- **What is being asked**: Write every record out again exactly, and keep images out of it.

- **Source data**:
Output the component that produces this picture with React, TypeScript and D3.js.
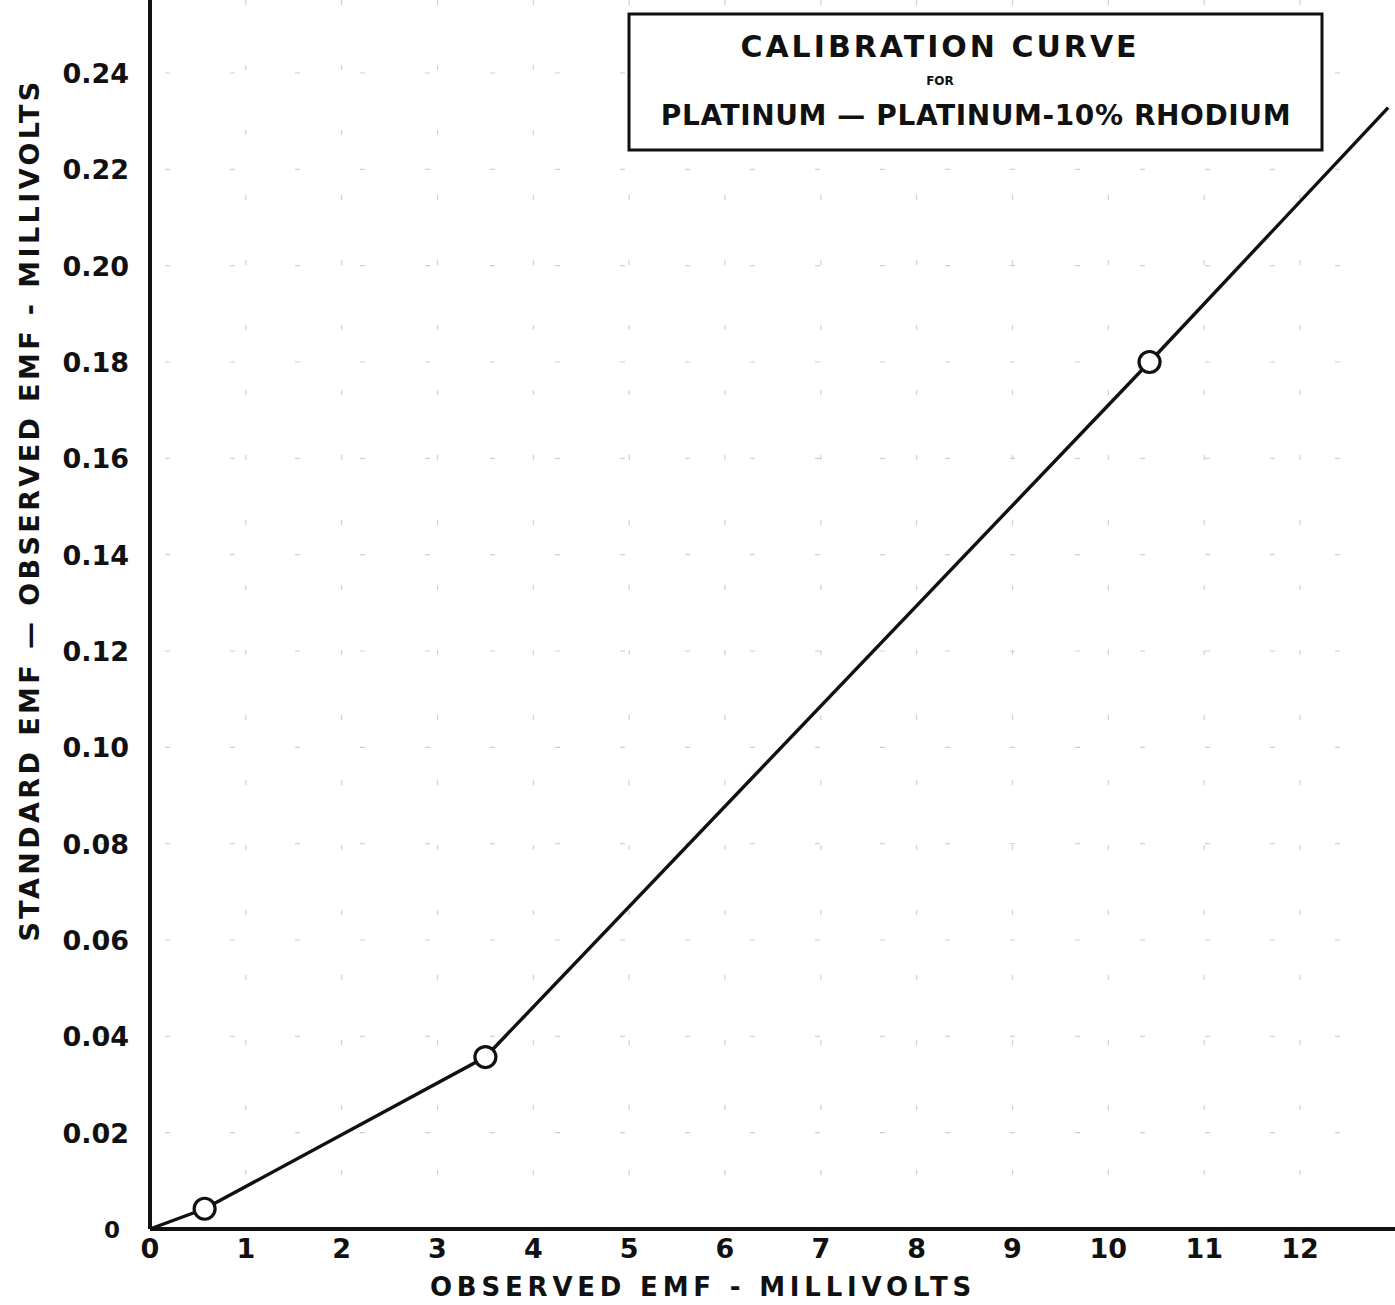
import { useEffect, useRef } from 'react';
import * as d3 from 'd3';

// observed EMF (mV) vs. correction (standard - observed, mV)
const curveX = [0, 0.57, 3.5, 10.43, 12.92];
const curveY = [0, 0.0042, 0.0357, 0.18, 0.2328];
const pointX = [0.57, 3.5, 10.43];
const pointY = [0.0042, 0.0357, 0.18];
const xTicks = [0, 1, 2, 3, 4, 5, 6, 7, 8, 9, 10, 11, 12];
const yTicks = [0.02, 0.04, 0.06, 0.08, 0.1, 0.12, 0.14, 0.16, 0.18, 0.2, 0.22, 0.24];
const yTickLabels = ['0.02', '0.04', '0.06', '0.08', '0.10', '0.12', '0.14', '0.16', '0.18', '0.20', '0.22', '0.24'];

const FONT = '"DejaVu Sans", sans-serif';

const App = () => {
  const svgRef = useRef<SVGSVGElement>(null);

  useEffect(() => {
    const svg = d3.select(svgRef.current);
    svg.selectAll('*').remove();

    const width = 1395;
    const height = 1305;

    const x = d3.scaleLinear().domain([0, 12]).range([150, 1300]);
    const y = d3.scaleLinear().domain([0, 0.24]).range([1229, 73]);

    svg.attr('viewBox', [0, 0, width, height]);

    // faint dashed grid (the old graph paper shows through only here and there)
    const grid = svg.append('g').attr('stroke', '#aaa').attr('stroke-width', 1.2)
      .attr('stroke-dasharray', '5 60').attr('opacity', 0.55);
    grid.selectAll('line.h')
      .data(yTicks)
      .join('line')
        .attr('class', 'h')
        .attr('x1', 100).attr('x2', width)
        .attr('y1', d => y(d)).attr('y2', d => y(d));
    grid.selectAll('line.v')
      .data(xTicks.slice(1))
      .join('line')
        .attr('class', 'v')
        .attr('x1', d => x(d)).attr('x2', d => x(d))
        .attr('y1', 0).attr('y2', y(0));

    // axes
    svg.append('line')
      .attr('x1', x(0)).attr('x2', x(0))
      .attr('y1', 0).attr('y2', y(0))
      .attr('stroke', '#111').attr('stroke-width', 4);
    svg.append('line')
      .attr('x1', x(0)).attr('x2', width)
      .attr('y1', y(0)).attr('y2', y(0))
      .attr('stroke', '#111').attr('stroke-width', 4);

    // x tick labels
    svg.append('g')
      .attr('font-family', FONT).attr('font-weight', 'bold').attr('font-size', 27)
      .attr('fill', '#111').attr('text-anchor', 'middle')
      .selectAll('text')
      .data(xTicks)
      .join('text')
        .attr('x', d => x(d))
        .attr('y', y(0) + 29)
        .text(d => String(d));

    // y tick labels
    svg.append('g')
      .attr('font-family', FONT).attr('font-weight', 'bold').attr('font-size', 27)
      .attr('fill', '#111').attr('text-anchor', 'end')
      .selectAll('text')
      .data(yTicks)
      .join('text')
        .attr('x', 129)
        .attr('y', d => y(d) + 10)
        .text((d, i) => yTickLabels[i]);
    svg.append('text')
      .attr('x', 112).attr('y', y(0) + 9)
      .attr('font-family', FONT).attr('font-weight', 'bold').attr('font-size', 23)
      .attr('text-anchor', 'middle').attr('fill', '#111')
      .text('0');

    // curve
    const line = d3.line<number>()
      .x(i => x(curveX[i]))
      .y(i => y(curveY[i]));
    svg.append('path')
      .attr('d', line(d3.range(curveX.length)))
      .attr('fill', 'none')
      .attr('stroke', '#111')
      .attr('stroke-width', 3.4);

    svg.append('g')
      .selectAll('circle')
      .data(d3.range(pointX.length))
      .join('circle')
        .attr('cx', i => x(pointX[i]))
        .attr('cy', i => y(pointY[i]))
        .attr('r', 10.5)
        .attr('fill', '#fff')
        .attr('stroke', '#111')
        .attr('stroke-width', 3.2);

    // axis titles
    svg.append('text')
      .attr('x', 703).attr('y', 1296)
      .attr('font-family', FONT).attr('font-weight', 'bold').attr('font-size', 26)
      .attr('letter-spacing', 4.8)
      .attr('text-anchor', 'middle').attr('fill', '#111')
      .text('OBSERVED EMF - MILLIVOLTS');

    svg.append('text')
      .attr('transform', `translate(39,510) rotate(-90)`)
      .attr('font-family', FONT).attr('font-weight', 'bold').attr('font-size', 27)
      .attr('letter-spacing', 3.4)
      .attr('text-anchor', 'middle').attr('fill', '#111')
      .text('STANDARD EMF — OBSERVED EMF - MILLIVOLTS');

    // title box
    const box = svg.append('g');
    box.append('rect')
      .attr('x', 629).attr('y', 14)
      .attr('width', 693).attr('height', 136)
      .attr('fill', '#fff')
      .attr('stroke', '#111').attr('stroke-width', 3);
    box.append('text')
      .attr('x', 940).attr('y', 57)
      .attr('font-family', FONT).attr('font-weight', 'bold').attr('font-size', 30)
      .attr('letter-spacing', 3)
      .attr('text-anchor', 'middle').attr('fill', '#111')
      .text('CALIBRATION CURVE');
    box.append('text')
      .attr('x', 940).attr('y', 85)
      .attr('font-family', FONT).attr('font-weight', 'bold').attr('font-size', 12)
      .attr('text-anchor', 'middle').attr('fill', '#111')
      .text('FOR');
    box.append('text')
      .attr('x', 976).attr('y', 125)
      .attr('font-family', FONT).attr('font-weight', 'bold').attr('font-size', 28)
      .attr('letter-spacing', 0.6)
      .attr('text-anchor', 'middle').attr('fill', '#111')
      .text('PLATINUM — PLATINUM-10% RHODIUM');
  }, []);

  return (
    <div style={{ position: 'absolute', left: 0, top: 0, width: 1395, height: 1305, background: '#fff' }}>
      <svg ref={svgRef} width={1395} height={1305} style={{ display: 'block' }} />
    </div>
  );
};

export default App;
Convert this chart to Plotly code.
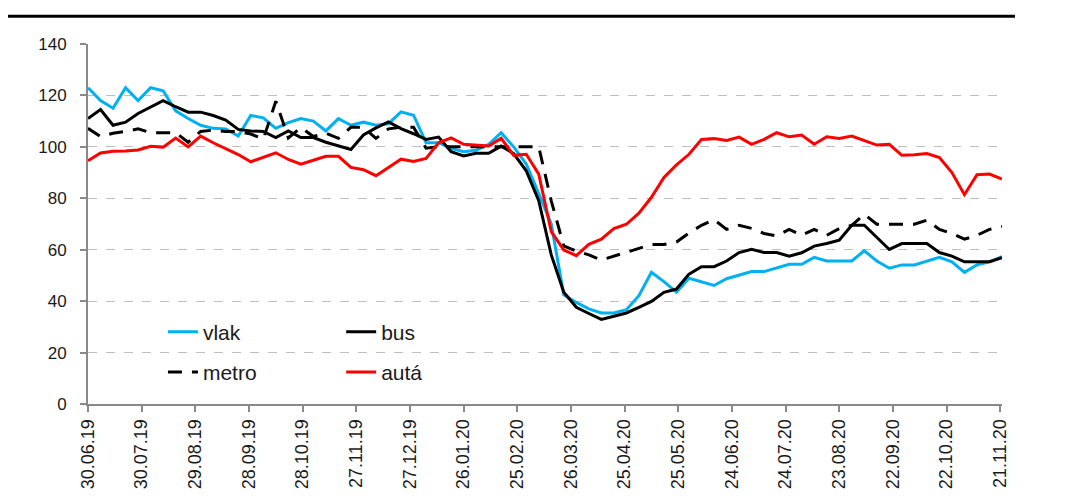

- **The solution**:
Output the component that produces this picture with React, TypeScript and D3.js.
import { useEffect, useRef } from 'react';
import * as d3 from 'd3';

// observed EMF (mV) vs. correction (standard - observed, mV)
const curveX = [0, 0.57, 3.5, 10.43, 12.92];
const curveY = [0, 0.0042, 0.0357, 0.18, 0.2328];
const pointX = [0.57, 3.5, 10.43];
const pointY = [0.0042, 0.0357, 0.18];
const xTicks = [0, 1, 2, 3, 4, 5, 6, 7, 8, 9, 10, 11, 12];
const yTicks = [0.02, 0.04, 0.06, 0.08, 0.1, 0.12, 0.14, 0.16, 0.18, 0.2, 0.22, 0.24];
const yTickLabels = ['0.02', '0.04', '0.06', '0.08', '0.10', '0.12', '0.14', '0.16', '0.18', '0.20', '0.22', '0.24'];

const FONT = '"DejaVu Sans", sans-serif';

const App = () => {
  const svgRef = useRef<SVGSVGElement>(null);

  useEffect(() => {
    const svg = d3.select(svgRef.current);
    svg.selectAll('*').remove();

    const width = 1395;
    const height = 1305;

    const x = d3.scaleLinear().domain([0, 12]).range([150, 1300]);
    const y = d3.scaleLinear().domain([0, 0.24]).range([1229, 73]);

    svg.attr('viewBox', [0, 0, width, height]);

    // faint dashed grid (the old graph paper shows through only here and there)
    const grid = svg.append('g').attr('stroke', '#aaa').attr('stroke-width', 1.2)
      .attr('stroke-dasharray', '5 60').attr('opacity', 0.55);
    grid.selectAll('line.h')
      .data(yTicks)
      .join('line')
        .attr('class', 'h')
        .attr('x1', 100).attr('x2', width)
        .attr('y1', d => y(d)).attr('y2', d => y(d));
    grid.selectAll('line.v')
      .data(xTicks.slice(1))
      .join('line')
        .attr('class', 'v')
        .attr('x1', d => x(d)).attr('x2', d => x(d))
        .attr('y1', 0).attr('y2', y(0));

    // axes
    svg.append('line')
      .attr('x1', x(0)).attr('x2', x(0))
      .attr('y1', 0).attr('y2', y(0))
      .attr('stroke', '#111').attr('stroke-width', 4);
    svg.append('line')
      .attr('x1', x(0)).attr('x2', width)
      .attr('y1', y(0)).attr('y2', y(0))
      .attr('stroke', '#111').attr('stroke-width', 4);

    // x tick labels
    svg.append('g')
      .attr('font-family', FONT).attr('font-weight', 'bold').attr('font-size', 27)
      .attr('fill', '#111').attr('text-anchor', 'middle')
      .selectAll('text')
      .data(xTicks)
      .join('text')
        .attr('x', d => x(d))
        .attr('y', y(0) + 29)
        .text(d => String(d));

    // y tick labels
    svg.append('g')
      .attr('font-family', FONT).attr('font-weight', 'bold').attr('font-size', 27)
      .attr('fill', '#111').attr('text-anchor', 'end')
      .selectAll('text')
      .data(yTicks)
      .join('text')
        .attr('x', 129)
        .attr('y', d => y(d) + 10)
        .text((d, i) => yTickLabels[i]);
    svg.append('text')
      .attr('x', 112).attr('y', y(0) + 9)
      .attr('font-family', FONT).attr('font-weight', 'bold').attr('font-size', 23)
      .attr('text-anchor', 'middle').attr('fill', '#111')
      .text('0');

    // curve
    const line = d3.line<number>()
      .x(i => x(curveX[i]))
      .y(i => y(curveY[i]));
    svg.append('path')
      .attr('d', line(d3.range(curveX.length)))
      .attr('fill', 'none')
      .attr('stroke', '#111')
      .attr('stroke-width', 3.4);

    svg.append('g')
      .selectAll('circle')
      .data(d3.range(pointX.length))
      .join('circle')
        .attr('cx', i => x(pointX[i]))
        .attr('cy', i => y(pointY[i]))
        .attr('r', 10.5)
        .attr('fill', '#fff')
        .attr('stroke', '#111')
        .attr('stroke-width', 3.2);

    // axis titles
    svg.append('text')
      .attr('x', 703).attr('y', 1296)
      .attr('font-family', FONT).attr('font-weight', 'bold').attr('font-size', 26)
      .attr('letter-spacing', 4.8)
      .attr('text-anchor', 'middle').attr('fill', '#111')
      .text('OBSERVED EMF - MILLIVOLTS');

    svg.append('text')
      .attr('transform', `translate(39,510) rotate(-90)`)
      .attr('font-family', FONT).attr('font-weight', 'bold').attr('font-size', 27)
      .attr('letter-spacing', 3.4)
      .attr('text-anchor', 'middle').attr('fill', '#111')
      .text('STANDARD EMF — OBSERVED EMF - MILLIVOLTS');

    // title box
    const box = svg.append('g');
    box.append('rect')
      .attr('x', 629).attr('y', 14)
      .attr('width', 693).attr('height', 136)
      .attr('fill', '#fff')
      .attr('stroke', '#111').attr('stroke-width', 3);
    box.append('text')
      .attr('x', 940).attr('y', 57)
      .attr('font-family', FONT).attr('font-weight', 'bold').attr('font-size', 30)
      .attr('letter-spacing', 3)
      .attr('text-anchor', 'middle').attr('fill', '#111')
      .text('CALIBRATION CURVE');
    box.append('text')
      .attr('x', 940).attr('y', 85)
      .attr('font-family', FONT).attr('font-weight', 'bold').attr('font-size', 12)
      .attr('text-anchor', 'middle').attr('fill', '#111')
      .text('FOR');
    box.append('text')
      .attr('x', 976).attr('y', 125)
      .attr('font-family', FONT).attr('font-weight', 'bold').attr('font-size', 28)
      .attr('letter-spacing', 0.6)
      .attr('text-anchor', 'middle').attr('fill', '#111')
      .text('PLATINUM — PLATINUM-10% RHODIUM');
  }, []);

  return (
    <div style={{ position: 'absolute', left: 0, top: 0, width: 1395, height: 1305, background: '#fff' }}>
      <svg ref={svgRef} width={1395} height={1305} style={{ display: 'block' }} />
    </div>
  );
};

export default App;
Convert this chart to Plotly code.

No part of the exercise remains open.